# Import

In [1]:
import os
import random
import numpy as np
import pandas as pd
import re

from nltk.tokenize import TreebankWordTokenizer
from nltk.corpus import stopwords
from nltk.stem import WordNetLemmatizer

from imblearn.under_sampling import NeighbourhoodCleaningRule

from sklearn.feature_extraction.text import CountVectorizer, TfidfVectorizer
from sklearn.metrics import classification_report
from sklearn.model_selection import train_test_split
from sklearn.linear_model import LogisticRegression

# Fix Seed

In [2]:
# Fix Seed
def seed_everything(seed):
    random.seed(seed)
    np.random.seed(seed)
    os.environ['PYTHONHASHSEED'] = str(seed)

seed_everything(42)

# Load Data

In [3]:
# Load Data
train = pd.read_csv('./data/train.csv').drop('ID', axis=1)
test = pd.read_csv('./data/test.csv').drop('ID', axis=1)
submission = pd.read_csv('./data/sample_submission.csv')

# Preprocessing
- 문자열 전처리, 벡터화

In [4]:
# 문자열 전처리
cols = ['first_party', 'second_party', 'facts']
shortword = re.compile(r'\W*\b\w{1}\b')
tokenizer = TreebankWordTokenizer()
stopword = stopwords.words('english')
lemmatizer = WordNetLemmatizer()

# 전처리 함수 1
def preprocessing(df, cols, shortword, tokenizer, stopword, lemmatizer):    
    first_party_lst = []
    second_party_lst = []
    facts_lst = []
    for col in cols:
        # 좌우 공백 제거
        df[col] = df[col].str.strip()
        # 두 칸 이상의 공백 한 칸으로 변경
        df[col] = df[col].str.replace('  ', ' ')
        # 소문자로 변경
        df[col] = df[col].str.lower()
        # ",", "." 제거
        df[col] = df[col].str.replace(',','')
        df[col] = df[col].str.replace('.','')

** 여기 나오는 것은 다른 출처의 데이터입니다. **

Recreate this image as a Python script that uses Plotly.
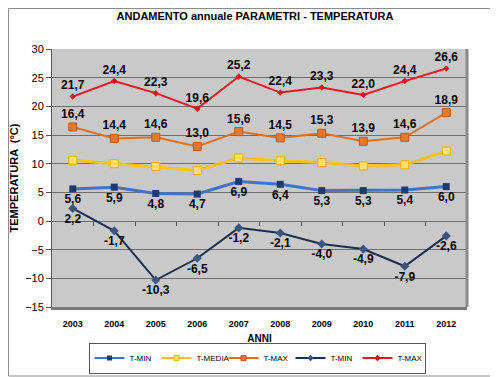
import plotly.graph_objects as go

years = ["2003", "2004", "2005", "2006", "2007", "2008", "2009", "2010", "2011", "2012"]
t_min_avg = [5.6, 5.9, 4.8, 4.7, 6.9, 6.4, 5.3, 5.3, 5.4, 6.0]
t_media = [10.6, 10.0, 9.5, 8.8, 11.0, 10.5, 10.2, 9.6, 9.8, 12.2]
t_max_avg = [16.4, 14.4, 14.6, 13.0, 15.6, 14.5, 15.3, 13.9, 14.6, 18.9]
t_min_abs = [2.2, -1.7, -10.3, -6.5, -1.2, -2.1, -4.0, -4.9, -7.9, -2.6]
t_max_abs = [21.7, 24.4, 22.3, 19.6, 25.2, 22.4, 23.3, 22.0, 24.4, 26.6]

def lab(vals):
    return [f"{v:.1f}".replace(".", ",") for v in vals]

FONT = "Liberation Sans, Arial, sans-serif"
lblfont = dict(family=FONT, size=12, color="black")

series = [
    dict(name="T-MIN", y=t_min_avg, line=dict(color="#3f74c6", width=3),
         marker=dict(symbol="square", size=7, color="#1f3a70"), pos="bottom center"),
    dict(name="T-MEDIA", y=t_media, line=dict(color="#ffc21c", width=3),
         marker=dict(symbol="square", size=8, color="#ffdf70", line=dict(color="#f0b000", width=1)),
         pos=None),
    dict(name="T-MAX", y=t_max_avg, line=dict(color="#e0701c", width=2),
         marker=dict(symbol="square", size=8, color="#e8782a", line=dict(color="#c05810", width=1)),
         pos="top center"),
    dict(name="T-MIN", y=t_min_abs, line=dict(color="#1c2e50", width=2),
         marker=dict(symbol="diamond", size=7, color="#3a5580"), pos="bottom center"),
    dict(name="T-MAX", y=t_max_abs, line=dict(color="#f0141e", width=2),
         marker=dict(symbol="diamond", size=5, color="#e01018"), pos="top center"),
]

fig = go.Figure()
for s in series:
    if s["pos"]:
        fig.add_trace(go.Scatter(x=years, y=s["y"], name=s["name"], mode="lines+markers+text",
                                 line=s["line"], marker=s["marker"],
                                 text=lab(s["y"]), texttemplate="<b>%{text}</b>",
                                 textposition=s["pos"], textfont=lblfont, showlegend=False))
    else:
        fig.add_trace(go.Scatter(x=years, y=s["y"], name=s["name"], mode="lines+markers",
                                 line=s["line"], marker=s["marker"], showlegend=False))
# legend entries with small symbols
for s in series:
    m = dict(s["marker"])
    m["size"] = 5
    fig.add_trace(go.Scatter(x=[None], y=[None], name=s["name"], mode="lines+markers",
                             line=dict(color=s["line"]["color"], width=2), marker=m))
# invisible trace to draw tick marks on the zero line
fig.add_trace(go.Scatter(x=years, y=[None]*len(years), xaxis="x2", showlegend=False,
                         hoverinfo="skip"))

fig.update_layout(
    width=490, height=369,
    margin=dict(l=44, r=31, t=41, b=70, autoexpand=False),
    paper_bgcolor="white",
    plot_bgcolor="#c9c9c9",
    font=dict(family=FONT, size=11, color="black"),
    title=dict(text="<b>ANDAMENTO annuale PARAMETRI - TEMPERATURA</b>",
               x=(255 - 8) / 490, xanchor="center", y=1 - 8 / 369, yanchor="middle",
               font=dict(size=11, family=FONT)),
    xaxis=dict(type="category", range=[-0.5, 9.5], showgrid=False,
               ticks="", tickfont=dict(size=9, family=FONT, weight="bold"),
               ticklabelstandoff=6,
               showline=True, linecolor="#7a7a7a", linewidth=3, mirror=False,
               title=dict(text="<b>ANNI</b>", font=dict(size=10), standoff=8)),
    xaxis2=dict(type="category", range=[-0.5, 9.5], overlaying="x", anchor="free",
                position=15/45, showgrid=False, showticklabels=False,
                tickvals=[0.5, 1.5, 2.5, 3.5, 4.5, 5.5, 6.5, 7.5, 8.5],
                ticks="outside", ticklen=4, tickcolor="#555555", showline=False),
    yaxis=dict(range=[-15, 30], dtick=5, showgrid=True, gridcolor="#6e6e6e",
               gridwidth=1, zeroline=False, ticks="outside", ticklen=5,
               tickcolor="#555555", showline=True, linecolor="#555555",
               tickfont=dict(size=11),
               title=dict(text="<b>TEMPERATURA  (°C)</b>", font=dict(size=11), standoff=10)),
    legend=dict(orientation="h", x=(257 - 52) / 415, xanchor="center", y=-0.138, yanchor="top",
                bordercolor="#555555", borderwidth=1, bgcolor="white",
                font=dict(size=8), entrywidth=22, itemwidth=30,
                tracegroupgap=0),
    showlegend=True,
)
# outer chart border
fig.add_shape(type="rect", xref="paper", yref="paper", x0=-44/415 + 0.5/415, x1=1 + 30/415,
              y0=-69/258, y1=1 + 41/258 - 0.5/258, line=dict(color="#8c8c8c", width=1),
              fillcolor="rgba(0,0,0,0)", layer="below")
# right wall edge
fig.add_shape(type="line", xref="paper", yref="paper", x0=1, x1=1, y0=0, y1=1,
              line=dict(color="#8a8a8a", width=3))

fig.write_html("out.html")
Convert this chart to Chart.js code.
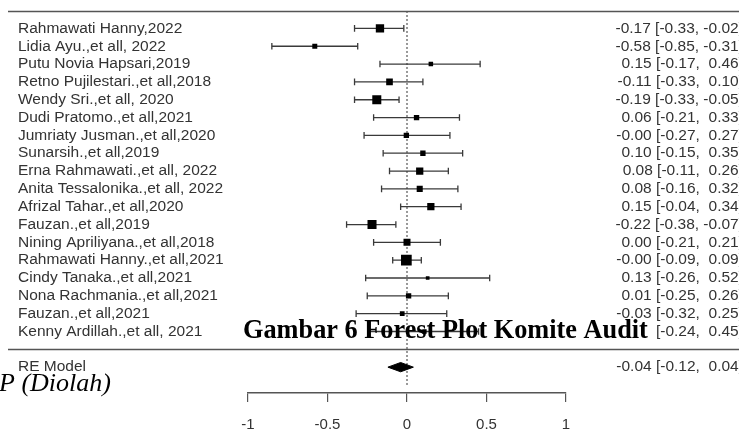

        if col == 'first_party':
            for sample in df[col]:
                # 한글자 단어 제거
                sample = shortword.sub('', sample)
                # 특수문자 제거
                sample = re.sub(r"[^\uAC00-\uD7A30-9a-zA-Z\s]", "", sample)
                # tokenzier를 이용한 단어 토큰화
                token = tokenizer.tokenize(sample)
                # 불용어 제거
                new_token = []
                for tok in token:
                    if tok not in stopword:
                        # 표제어 추출
                        new_token.append(lemmatizer.lemmatize(tok, 'n'))
                first_party_lst.append(new_token)
            # sklearn.feature_extraction 변환을 위해 단어들을 결합
            for i in range(len(first_party_lst)):
                first_party_lst[i] = ' '.join(first_party_lst[i])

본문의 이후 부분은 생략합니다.